Akec Makur Chuot vividly remembers the first time she held a Sherrin football in her hands.
“It was very different to the soccer balls I’d grown up playing with and there were challenges with how to bounce the ball. It was strange at first but really exciting to learn different ways to bounce and kick,” she says.
She’d been introduced to this quintessential Australian sport – with Indigenous origins – when her family moved to Perth after spending years growing up in the Kakuma refugee camp in Kenya after fleeing the conflict in what is today South Sudan.
She’d grown up playing soccer and had big dreams of one day playing that sport at a professional level.
“When I was young, I was a really good soccer player and I wanted to be a soccer star,” says Chout.
But that all changed in high school when she took part in all-girls carnival.
“It wasn’t until I got to Year 10 when I played in my first footy tournament with the East Perth Football Club, which was really cool, and I really enjoyed that day and I think that was the reason I thought I’d switch over to footy,” she says.
But despite her enthusiasm for the sport, her start wasn’t without it’s challenges.
“When I started playing, I wasn’t the best at it and there were a lot of learning of new skills, but when I got picked for the state team in my first year in 2013, I thought to myself that I had a really good opportunity to showcase my natural abilities,” she says.
Prior to the AFL Women’s League being founded in 2016, there any weren’t opportunities for women to play the sport professionally.
For the 26-year-old, playing the sport at an elite level came as a surprise.
“I honestly didn’t see myself playing AFLW. When the league was created it was really exciting and I didn’t think I’d get picked,” she adds.
Akec Makur Chuot also made history herself – by becoming the first woman of African descent to be drafted into the AFLW.
She was picked by the Fremantle Dockers with pick 139 in the inaugural AFLW draft and later moved to Melbourne.

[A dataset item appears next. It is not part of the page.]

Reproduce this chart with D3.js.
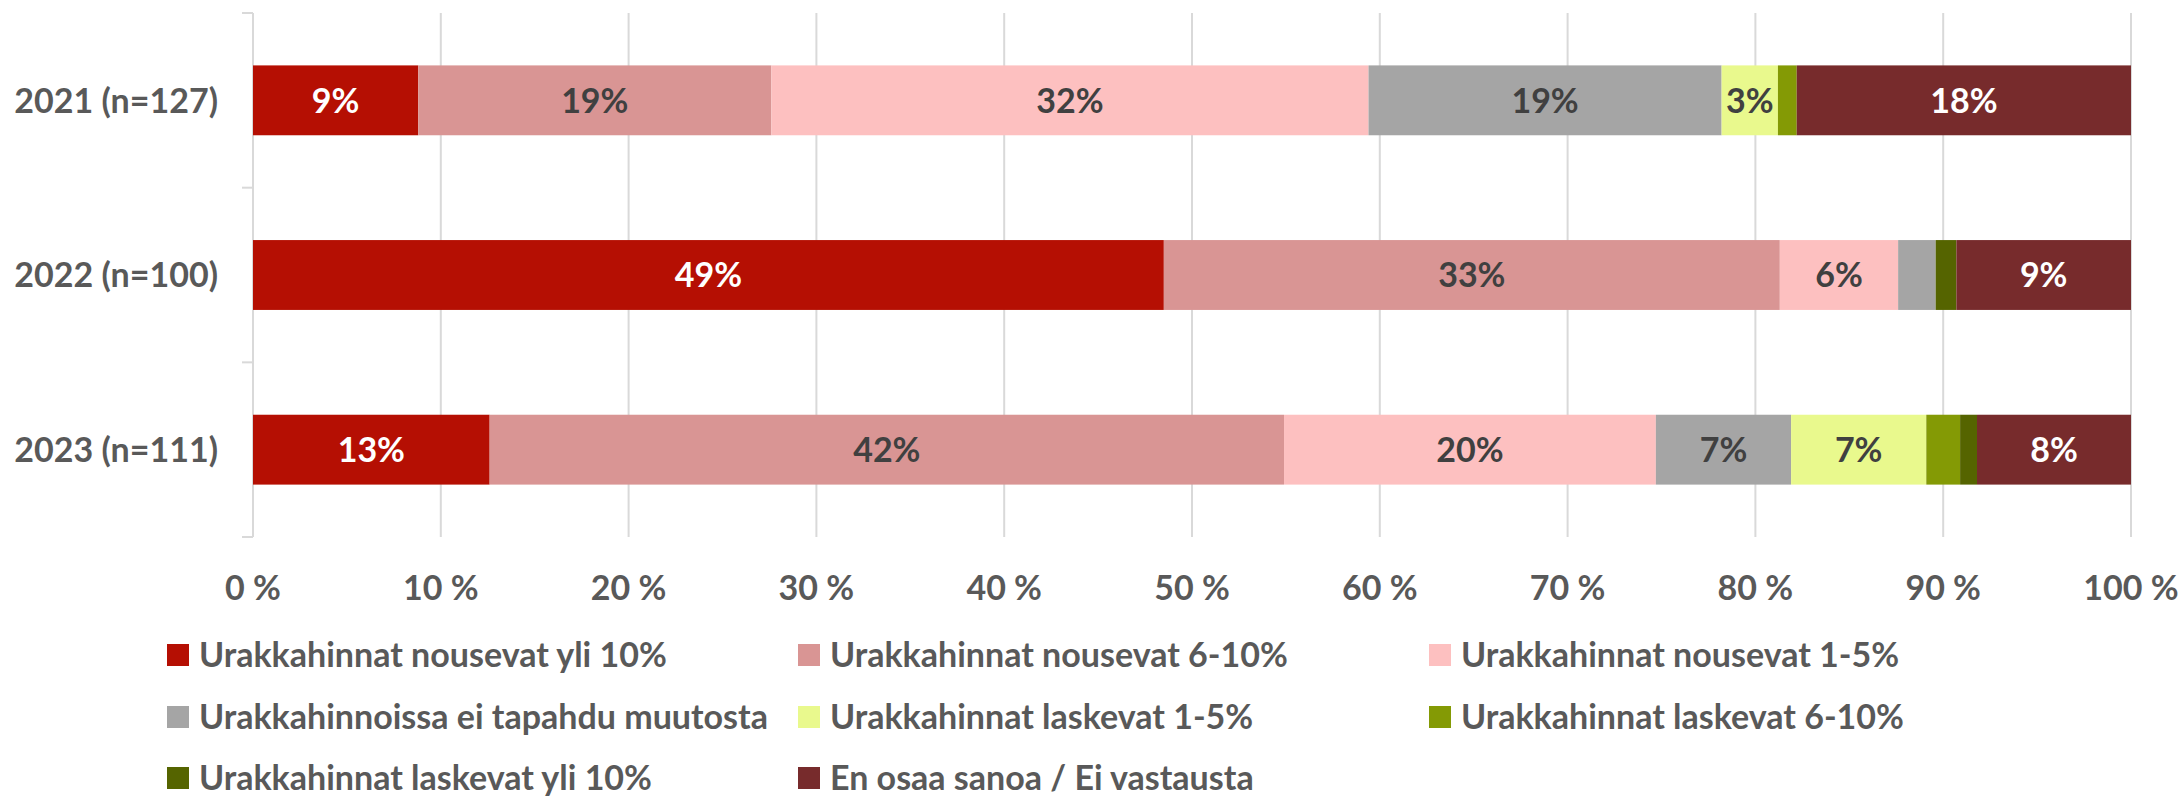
<!DOCTYPE html>
<html>
<head>
<meta charset="utf-8">
<script src="https://cdn.jsdelivr.net/npm/d3@7"></script>
<style>
  body { margin: 0; background: #fff; }
  svg text { font-family: Lato, "Open Sans", sans-serif; font-weight: bold; }
</style>
</head>
<body>
<div id="chart"></div>
<script>
const years = ['2021 (n=127)', '2022 (n=100)', '2023 (n=111)'];
const series = [
  'Urakkahinnat nousevat yli 10%',
  'Urakkahinnat nousevat 6-10%',
  'Urakkahinnat nousevat 1-5%',
  'Urakkahinnoissa ei tapahdu muutosta',
  'Urakkahinnat laskevat 1-5%',
  'Urakkahinnat laskevat 6-10%',
  'Urakkahinnat laskevat yli 10%',
  'En osaa sanoa / Ei vastausta'
];
// one row per year, values in %, same order as series
const values2021 = [8.8, 18.8, 31.8, 18.8, 3.0, 1.0, 0, 17.8];
const values2022 = [48.5, 32.8, 6.3, 2.0, 0, 0, 1.1, 9.3];
const values2023 = [12.6, 42.3, 19.8, 7.2, 7.2, 1.8, 0.9, 8.2];
const xTicks = [0, 10, 20, 30, 40, 50, 60, 70, 80, 90, 100];

const colors = ['#b50f03', '#d99594', '#fdc0c0', '#a5a5a5', '#e9f98d', '#849a05', '#556400', '#772b2c'];
const whiteLabel = [true, false, false, false, false, false, false, true];

const width = 2183, height = 796;
const margin = {top: 13, left: 253, right: 52};
const plotBottom = 537;

const rows = [values2021, values2022, values2023].map((vals, i) => {
  const row = {year: years[i]};
  series.forEach((s, j) => row[s] = vals[j]);
  return row;
});

const stacked = d3.stack().keys(series)(rows);

const svg = d3.select('#chart')
  .append('svg')
    .attr('width', width)
    .attr('height', height);

const x = d3.scaleLinear()
  .domain([0, 100])
  .range([margin.left, width - margin.right]);

const y = d3.scaleBand()
  .domain(years)
  .range([margin.top, plotBottom])
  .paddingInner(0.6)
  .paddingOuter(0.3);

// gridlines
svg.append('g')
  .selectAll('line')
  .data(xTicks)
  .join('line')
    .attr('x1', d => x(d))
    .attr('x2', d => x(d))
    .attr('y1', margin.top)
    .attr('y2', plotBottom)
    .attr('stroke', '#d9d9d9')
    .attr('stroke-width', 2);

// category axis with outer ticks
const yAxisTicks = [margin.top, margin.top + y.step(), margin.top + 2 * y.step(), plotBottom];
svg.append('g')
  .selectAll('line')
  .data(yAxisTicks)
  .join('line')
    .attr('x1', margin.left - 11)
    .attr('x2', margin.left)
    .attr('y1', d => d)
    .attr('y2', d => d)
    .attr('stroke', '#d9d9d9')
    .attr('stroke-width', 2);

svg.append('g')
  .selectAll('text')
  .data(years)
  .join('text')
    .attr('x', 218)
    .attr('y', d => y(d) + y.bandwidth() / 2)
    .attr('dy', '0.36em')
    .attr('text-anchor', 'end')
    .attr('fill', '#595959')
    .attr('font-size', 34)
    .text(d => d);

// x axis labels
svg.append('g')
  .selectAll('text')
  .data(xTicks)
  .join('text')
    .attr('x', d => x(d))
    .attr('y', 588)
    .attr('dy', '0.36em')
    .attr('text-anchor', 'middle')
    .attr('fill', '#595959')
    .attr('font-size', 34)
    .text(d => d + ' %');

// bars
const layers = svg.append('g')
  .selectAll('g')
  .data(stacked)
  .join('g')
    .attr('fill', (d, i) => colors[i]);

layers.selectAll('rect')
  .data(d => d)
  .join('rect')
    .attr('x', d => x(d[0]))
    .attr('width', d => x(d[1]) - x(d[0]))
    .attr('y', d => y(d.data.year))
    .attr('height', y.bandwidth());

// value labels
svg.append('g')
  .selectAll('g')
  .data(stacked)
  .join('g')
    .attr('fill', (d, i) => whiteLabel[i] ? '#ffffff' : '#404040')
  .selectAll('text')
  .data(d => d.filter(p => p[1] - p[0] >= 2.5))
  .join('text')
    .attr('x', d => (x(d[0]) + x(d[1])) / 2)
    .attr('y', d => y(d.data.year) + y.bandwidth() / 2)
    .attr('dy', '0.36em')
    .attr('text-anchor', 'middle')
    .attr('font-size', 34)
    .text(d => Math.round(d[1] - d[0]) + '%');

// legend
const legendX = [167, 798, 1429];
const legendY = [655, 717, 778];

const legend = svg.append('g')
  .selectAll('g')
  .data(series)
  .join('g')
    .attr('transform', (d, i) => `translate(${legendX[i % 3]}, ${legendY[Math.floor(i / 3)]})`);

legend.append('rect')
  .attr('x', 0)
  .attr('y', -11)
  .attr('width', 22)
  .attr('height', 22)
  .attr('fill', (d, i) => colors[i]);

legend.append('text')
  .attr('x', 32)
  .attr('dy', '0.36em')
  .attr('fill', '#595959')
  .attr('font-size', 34)
  .text(d => d);
</script>
</body>
</html>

She played a few games with Carlton in the VFLW and currently plays for the Richmond Tigers in the VFLW.
The ruck-woman says the sport gives her a sense of belonging.
“When I play Aussie Rules, I feel part of the Australian culture to embrace the new country that I now call home,” she adds.
She recognises that because of her barrier breaking carrier as an athlete, she’s become a role model for many in the South Sudanese Australian community.
“The reception from my community has been really positive – for them to see a woman of an African background can play footy, it’s meant that they can say ‘my daughter can do that!’. I think it’s encouraging my community to step outside the norm and see this is available for everyone,” says Chuot.
And Chout believes that her presence in the league can help break down barriers not just around sexism, but racism as well.
“Obviously, it needs to be a continuous conversation [about racism] and not reactive conversation. I find with a lot of institutions that once an incident has happened, that is when people react, but in order for things to be eliminated, it needs to be an ongoing conversation,” says Chuot.
She’s quick to applaud the AFL’s zero tolerance stance on racism and hopes other sporting codes do the same.
“The more young African girls they see, the more Asian girls they see being represented on a level playing field normalises it. The more [diverse] communities reflected in the AFL, the easier it becomes,” she adds.
As for her own personal ambitions, Akec Makur Chuot says she hopes to encourage more young girls from migrant backgrounds to play the sport.
“I’d love to see a few more girls from multicultural backgrounds, getting into the pathway programs. I’d love to see more African girls having those aspirations,” she adds.
And that’s a goal we’d all like to see kicked.